NASA is preparing another kind of record--traffic on its shuttle launch Web site.

As the first astronaut to orbit Earth, John Glenn, prepares to launch again, NASA is gearing up to deal with another kind of record--traffic on its shuttle launch Web site.

The Ohio senator is scheduled for blast-off today on the Space Shuttle Discovery, departing at 11 a.m. PT from Kennedy Space Center at Cape Canaveral, Florida. A site tracking the much ballyhooed blast-off will offer Net surfers a glimpse into the launch and journey. It is expecting to get as many as 120 million hits per day.

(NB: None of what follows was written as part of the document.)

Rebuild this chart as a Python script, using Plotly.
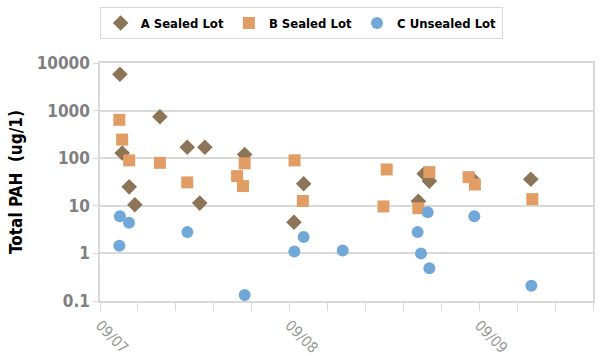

The site will be powered by a partnership between host PSINet, Hewlett-Packard, F5 Lab's, and Network Appliance. The ISP is backed by eight HP 9000 enterprise servers, F5 Lab's traffic management, and Network Appliance's caching technology.

Highlighting the Internet's role in making the mission accessible, Glenn's flight will be viewable in a Webcast by TV on The Web, an Internet video streaming firm. The network can handle a maximum of 3,000 simultaneous viewers of the streamed media launch.

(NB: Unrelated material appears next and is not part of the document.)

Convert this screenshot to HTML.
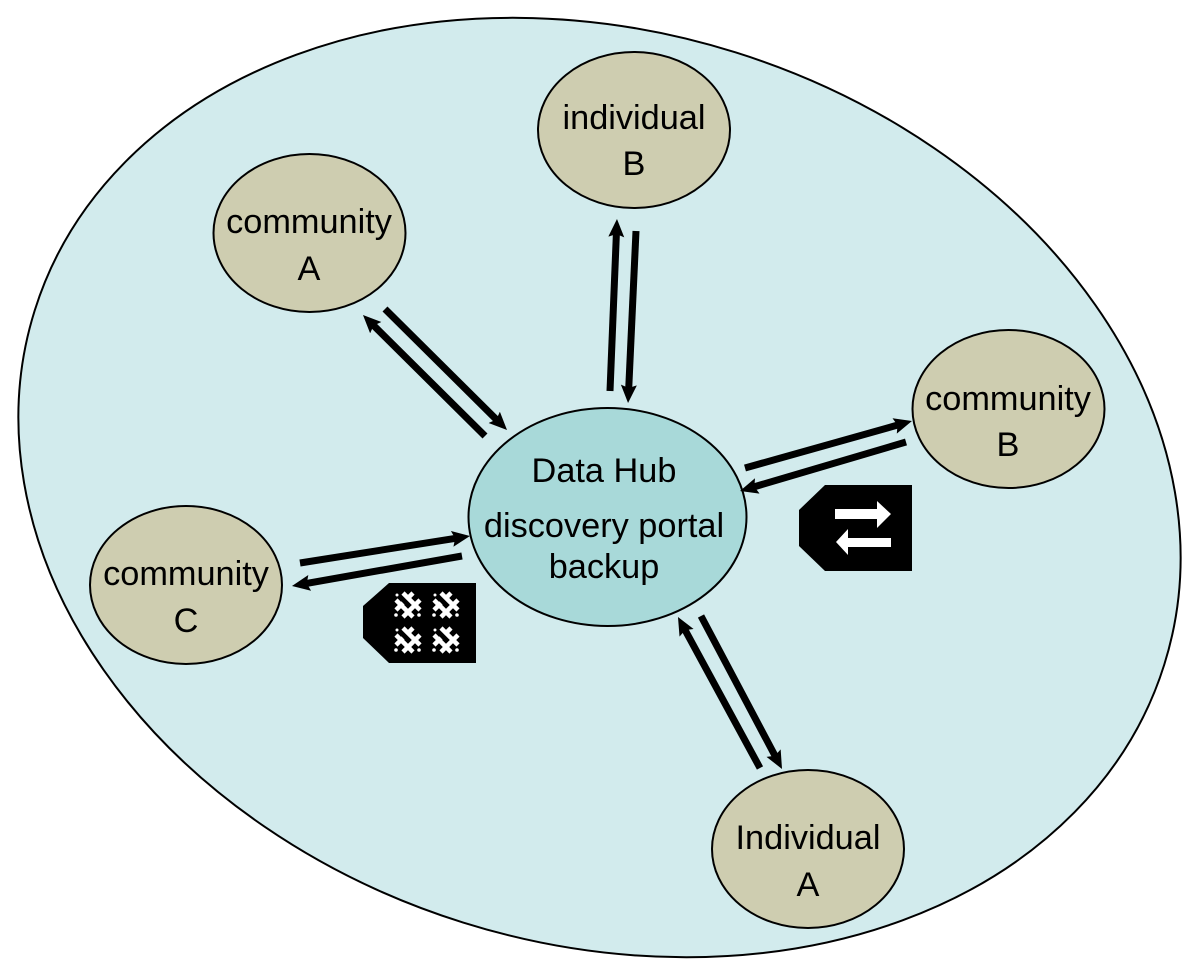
<!DOCTYPE html>
<html>
<head>
<meta charset="utf-8">
<style>
html,body{margin:0;padding:0;background:#fff;width:1200px;height:977px;overflow:hidden}
svg{display:block;overflow:hidden}
text{font-family:"Liberation Sans",Arial,sans-serif;font-size:34.3px;fill:#000;text-anchor:middle}
</style>
</head>
<body>
<svg width="1200" height="977" viewBox="0 0 1200 977" xmlns="http://www.w3.org/2000/svg">
<defs>
<marker id="a" markerUnits="userSpaceOnUse" markerWidth="20" markerHeight="18" refX="6" refY="8" orient="auto">
<path d="M0 0L18 8L0 16L3 8Z" fill="#000"/>
</marker>
<g id="knot" fill="none" stroke="#fff" stroke-width="4.5">
<path d="M-12 -5L5 12M-5 -12L12 5"/>
<path d="M-12 5L-5 -2M-1 -6L5 -12M-5 12L12 -5"/>
<circle cx="-12" cy="10" r="1.800" fill="#fff" stroke="none"/>
<circle cx="11" cy="10" r="1.800" fill="#fff" stroke="none"/>
<circle cx="-11" cy="-10" r="1.500" fill="#fff" stroke="none"/>
</g>
</defs>
<rect width="1200" height="977" fill="#fff"/>
<path d="M34.7 310.5A590 454.24 17.4 1 1 1164.3 664.5A590 454.24 17.4 1 1 34.7 310.5Z" fill="#d2ebed" stroke="#000" stroke-width="2"/>

<g stroke="#000" stroke-width="2" fill="#cecdb0">
<ellipse cx="634" cy="130" rx="96" ry="78"/>
<ellipse cx="309.5" cy="233" rx="96" ry="79"/>
<ellipse cx="1008.5" cy="409" rx="96" ry="79"/>
<ellipse cx="186" cy="585" rx="96" ry="79"/>
<ellipse cx="808" cy="849" rx="96" ry="79"/>
<ellipse cx="607.5" cy="517" rx="139" ry="109" fill="#a8d9d9"/>
</g>

<g stroke="#000" stroke-width="7" fill="none">
<path d="M610 391L616.5 231" marker-end="url(#a)"/>
<path d="M636 231L628.6 391" marker-end="url(#a)"/>
<path d="M485 436L371.5 323.4" marker-end="url(#a)"/>
<path d="M385 309L498.5 421.6" marker-end="url(#a)"/>
<path d="M745 468L900.4 424.3" marker-end="url(#a)"/>
<path d="M906 442L751.5 487.6" marker-end="url(#a)"/>
<path d="M300 563L458.1 537.9" marker-end="url(#a)"/>
<path d="M462 556L303.8 583.9" marker-end="url(#a)"/>
<path d="M760 768L683.7 627.5" marker-end="url(#a)"/>
<path d="M701 616L776.4 758.4" marker-end="url(#a)"/>
</g>

<text x="634" y="129">individual</text>
<text x="634" y="175">B</text>
<text x="309" y="233">community</text>
<text x="309" y="280">A</text>
<text x="1008" y="410">community</text>
<text x="1008" y="456">B</text>
<text x="186" y="585">community</text>
<text x="186" y="632">C</text>
<text x="808" y="849">Individual</text>
<text x="808" y="896">A</text>
<text x="604" y="482">Data Hub</text>
<text x="604" y="537">discovery portal</text>
<text x="604" y="578">backup</text>

<path d="M825 485H912V571H825L799 546V510Z" fill="#000"/>
<path d="M835 509H877V501L891 514L877 528V519H835Z" fill="#fff"/>
<path d="M891 538H848V529L836 542L848 555V547H891Z" fill="#fff"/>

<path d="M389 583H476V663H389L363 638V606Z" fill="#000"/>
<use href="#knot" x="408" y="605"/>
<use href="#knot" x="446" y="605"/>
<use href="#knot" x="408" y="640"/>
<use href="#knot" x="446" y="640"/>
</svg>
</body>
</html>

Glenn also will be packing a Kodak digital camera on his journey, which will enable the veteran astronaut to send images home to Earth. The images will be made available for public viewing on NASA's and Kodak's Web sites.

Several other Web sites are covering the launch and aspects of it. Search portals such as Yahoo, for example, have added special interest Web sites with several links to coverage of the flight.